> On Dec 18, 2015, at 10:29 AM, Joe Groff <jgr...@apple.com> wrote:
>> On Dec 17, 2015, at 3:43 PM, John McCall <rjmcc...@apple.com> wrote:
>> 
>>> On Dec 17, 2015, at 3:34 PM, Joe Groff via swift-dev <swift-dev@swift.org> 
>>> wrote:
>>> We currently always pass inout parameters indirectly, but it seems to me 
>>> that for inout parameters that are of small trivial types like Int or 
>>> CGSize, a value-result calling convention might always be preferable, and 
>>> we might want to codify that in the stable ABI. Values of these types are 
>>> likely to be SSAed, and the indirect convention forces memory traffic that 
>>> would otherwise be unnecessary.
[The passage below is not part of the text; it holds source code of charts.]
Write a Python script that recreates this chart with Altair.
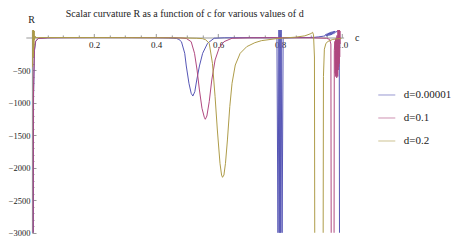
import altair as alt
import pandas as pd

# ---------------- data ----------------
labels = ["d=0.00001", "d=0.1", "d=0.2"]
colors = ["#5555B5", "#B0487F", "#AE9C48"]

# d = 0.00001 (blue)
c_d1 = [0.0035, 0.005, 0.008, 0.012, 0.02, 0.05, 0.1, 0.2, 0.3, 0.4, 0.44, 0.455,
        0.466, 0.474, 0.482, 0.4926, 0.4976, 0.5062, 0.5134, 0.5188, 0.5251, 0.5314,
        0.540, 0.5504, 0.5662, 0.5874, 0.62, 0.7, 0.78, 0.79,
        0.7935, 0.7965, 0.7995, 0.8000, 0.8005, 0.8035, 0.8065,
        0.81, 0.85, 0.9, 0.91, 0.925, 0.94, 0.945,
        0.948, 0.950, 0.952, 0.954, 0.956, 0.958, 0.960, 0.962, 0.964, 0.966,
        0.968, 0.970, 0.972, 0.974, 0.976, 0.978,
        0.985, 0.991, 0.9925]
r_d1 = [-6000, -900, -200, -60, -15, -4, -2, -1, -1, -3, -6, -10,
        -15, -30, -65, -243, -438, -704, -858, -900, -833, -653,
        -438, -243, -89, -12, -5, -3, -4, -8,
        -3300, 300, -3300, 300, -3300, 300, -3300,
        -8, -2, 0, 2, 10, 20, 25,
        50, 20, 60, 25, 70, 30, 75, 35, 85, 40,
        90, 50, 95, 60, 100, 80,
        95, 130, -6000]

# d = 0.1 (magenta)
c_d2 = [0.003, 0.0045, 0.0075, 0.011, 0.02, 0.05, 0.1, 0.2, 0.3, 0.4, 0.45, 0.48,
        0.4976, 0.5134, 0.5242, 0.5324, 0.540, 0.5482, 0.5558, 0.5589, 0.564, 0.5716,
        0.5798, 0.5905, 0.6032, 0.619, 0.6452,
        0.70, 0.8, 0.9, 0.95, 0.96, 0.964, 0.966, 0.9735, 0.975, 0.977,
        0.978, 0.9788, 0.9796, 0.9804, 0.9812, 0.982, 0.9828, 0.9836, 0.9844, 0.9852,
        0.986, 0.9868, 0.9876, 0.9884, 0.9892, 0.99, 0.9908, 0.9916, 0.9924, 0.9932,
        0.994]
r_d2 = [-6000, -900, -200, -60, -15, -5, -3, -2, -2, -3, -4, -7,
        -15, -65, -243, -500, -807, -1088, -1227, -1257, -1207, -987,
        -653, -346, -166, -65, -12,
        -5, -3, -5, -12, -30, -100, -6000, -6000, -200, -60,
        -550, -20, -600, -40, -580, -10, -620, 30, -560, -20,
        -600, 150, -500, 200, -450, 250, -400, 200, -300, 100,
        -100]

# d = 0.2 (gold)
c_d3 = [0.002, 0.003, 0.004, 0.005, 0.006, 0.007, 0.008, 0.010, 0.013, 0.02,
        0.05, 0.1, 0.2, 0.3, 0.4, 0.45, 0.5, 0.53, 0.55, 0.56,
        0.5716, 0.582, 0.5905, 0.5978, 0.6063, 0.6114, 0.6145, 0.619, 0.624,
        0.6303, 0.6379, 0.6452, 0.6556, 0.6714, 0.6926, 0.7188, 0.740, 0.7927,
        0.82, 0.85, 0.88, 0.9, 0.905, 0.908, 0.911, 0.913,
        0.938, 0.940, 0.943, 0.948, 0.955, 0.97, 0.985, 0.998]
r_d3 = [-450, 150, -300, 140, -150, 100, -40, 20, -5, -2,
        -1, -1, -1, -2, -3, -5, -8, -12, -18, -35,
        -89, -397, -910, -1422, -1934, -2114, -2149, -2114, -1934,
        -1575, -1063, -704, -423, -243, -141, -80, -49, -15,
        -5, 5, 25, 60, 80, 40, -300, -6000,
        -6000, -600, -180, -90, -60, -30, -20, -15]

# axis tick values
x_label_vals = [0.2, 0.4, 0.6, 0.8, 1.0]
x_tick_vals = [0.05, 0.1, 0.15, 0.2, 0.25, 0.3, 0.35, 0.4, 0.45, 0.5,
               0.55, 0.6, 0.65, 0.7, 0.75, 0.8, 0.85, 0.9, 0.95, 1.0]
y_label_vals = [-3000, -2500, -2000, -1500, -1000, -500]
y_tick_vals = list(range(-3000, 101, 100))

rows = []
for lab, cs, rs in zip(labels, [c_d1, c_d2, c_d3], [r_d1, r_d2, r_d3]):
    assert len(cs) == len(rs)
    for i, (c, r) in enumerate(zip(cs, rs)):
        rows.append({"c": c, "R": r, "d": lab, "i": i})
df = pd.DataFrame(rows)

# ---------------- layout ----------------
FONT = "'Liberation Serif', 'Times New Roman', 'DejaVu Serif', serif"
XD = [-0.02, 1.005]
YD = [-3000, 115]
W = 317.8
H = 202.7
y0 = H * YD[1] / (YD[1] - YD[0])          # px from top to R = 0
xoff = W * (0 - XD[0]) / (XD[1] - XD[0])   # px from left to c = 0

sx = alt.Scale(domain=XD, nice=False, zero=False)
sy = alt.Scale(domain=YD, nice=False, zero=False)

lines = alt.Chart(df).mark_line(clip=True, strokeWidth=1).encode(
    x=alt.X("c:Q", scale=sx, axis=alt.Axis(
        orient="bottom", offset=-(H - y0), values=x_label_vals, format=".1f",
        ticks=False, domain=False, grid=False, labelFont=FONT, labelFontSize=9,
        labelPadding=3, labelColor="#222", title=None)),
    y=alt.Y("R:Q", scale=sy, axis=alt.Axis(
        orient="left", offset=-xoff, values=y_label_vals, format="d",
        ticks=False, domain=False, grid=False, labelFont=FONT, labelFontSize=8.5,
        labelPadding=2, labelColor="#222", title=None)),
    color=alt.Color("d:N", scale=alt.Scale(domain=labels, range=colors),
                    legend=alt.Legend(orient="none", legendX=352, legendY=56, title=None,
                                      symbolType="stroke", symbolSize=289,
                                      symbolStrokeWidth=1, symbolOpacity=0.6,
                                      labelFont=FONT,
                                      labelFontSize=11, labelOffset=8, rowPadding=9,
                                      labelColor="#222")),
    order="i:Q",
)

frame = alt.Chart(df).mark_line(opacity=0, clip=True).encode(
    x=alt.X("c:Q", scale=sx, axis=alt.Axis(
        orient="top", offset=-y0, values=x_tick_vals, labels=False, grid=False,
        domain=True, domainColor="#999999", domainWidth=1.2, tickColor="#999999",
        tickSize={"condition": {"test": "abs(datum.value/0.2 - round(datum.value/0.2)) < 0.01",
                                "value": 4}, "value": 2.5},
        title="c", titleFont=FONT, titleFontSize=10, titleFontWeight="normal",
        titleColor="#222", titleAngle=0, titleX=331, titleY=0,
        titleAlign="center", titleBaseline="middle")),
    y=alt.Y("R:Q", scale=sy, axis=alt.Axis(
        orient="right", offset=-(W - xoff), values=y_tick_vals, labels=False, grid=False,
        domain=True, domainColor="#999999", domainWidth=1.2, tickColor="#999999",
        tickSize={"condition": {"test": "abs(datum.value/500 - round(datum.value/500)) < 0.01",
                                "value": 4}, "value": 2},
        title="R", titleFont=FONT, titleFontSize=10, titleFontWeight="normal",
        titleColor="#222", titleAngle=0, titleX=-1, titleY=-10,
        titleAlign="center", titleBaseline="middle")),
    detail="d:N",
    order="i:Q",
)

chart = alt.layer(lines, frame).resolve_axis(
    x="independent", y="independent"
).properties(
    width=W, height=H,
    title=alt.Title("Scalar curvature R as a function of c for various values of d",
                    font=FONT, fontSize=10, fontWeight="normal", color="#222",
                    anchor="middle", frame="group", offset=-4),
    autosize=alt.AutoSizeParams(type="none"),
    padding={"left": 17.8, "top": 22, "right": 118.4, "bottom": 8},
).configure_view(stroke=None)

chart.save("out.html", embed_options={"renderer": "svg", "actions": False})
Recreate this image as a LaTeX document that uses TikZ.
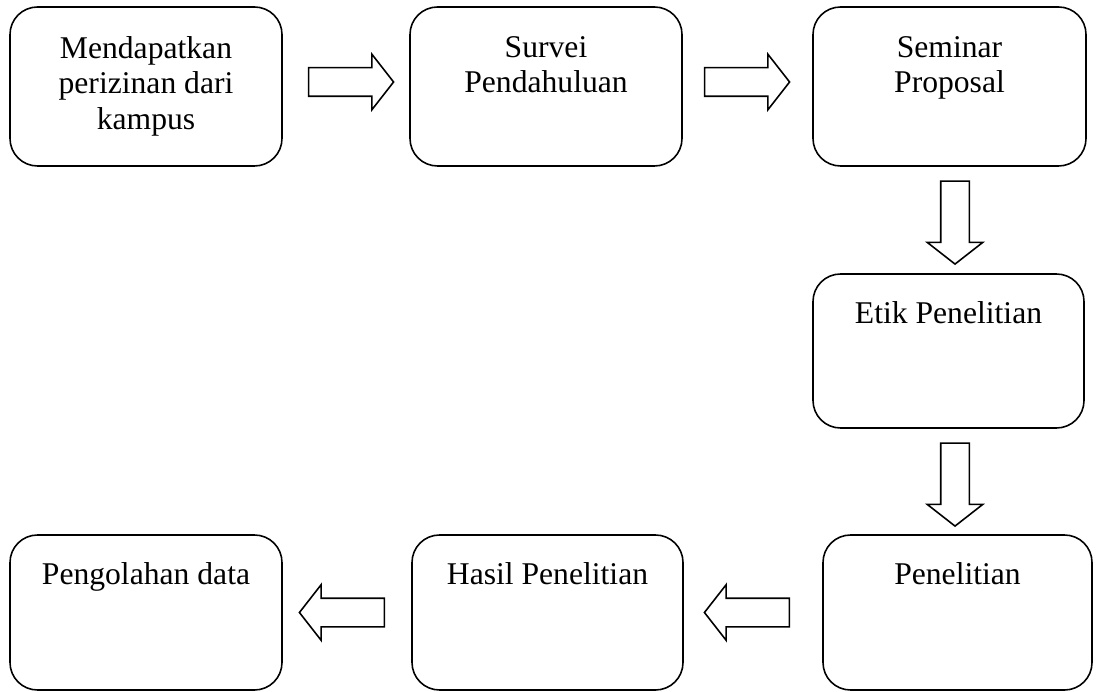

On ARMv7 and ARM64, the argument and return 
>>> register sets are the same, so a value-result convention is likely to be 
>>> able to compile down to in-place operations on those registers, so it's a 
>>> potential code size win too.
>>> 
>>> (Value-result is not a clear win for nontrivial types, since it forces a 
>>> load and retain onto the outermost caller that inouts a value in memory, 
>>> since we can't invalidate the memory during the inout call. The extra 
>>> retain would potentially defeat COW optimization. We have primitives like 
>>> `isUniquelyReferenced` that depend on mutable references being in memory 
>>> too.)
>> 
>> IIRC, the mutation model does try to make stronger promises about updates to 
>> stored variables and properties; this would interfere with that.
> 
> Maybe. I know we try to make stronger promises about partial object updates, 
> so things like swap(&a.x, &a.y) or swap(&a[0], &a[1]) work with stored `x` 
> and `y` or addressed subscripts, but we're still pretty cavalier about when 
> the updates get published. A capture or reabstraction can implicitly 
> introduce writebacks on the callee side even if the caller passed in a 
> property they know to be stored.

True.

John.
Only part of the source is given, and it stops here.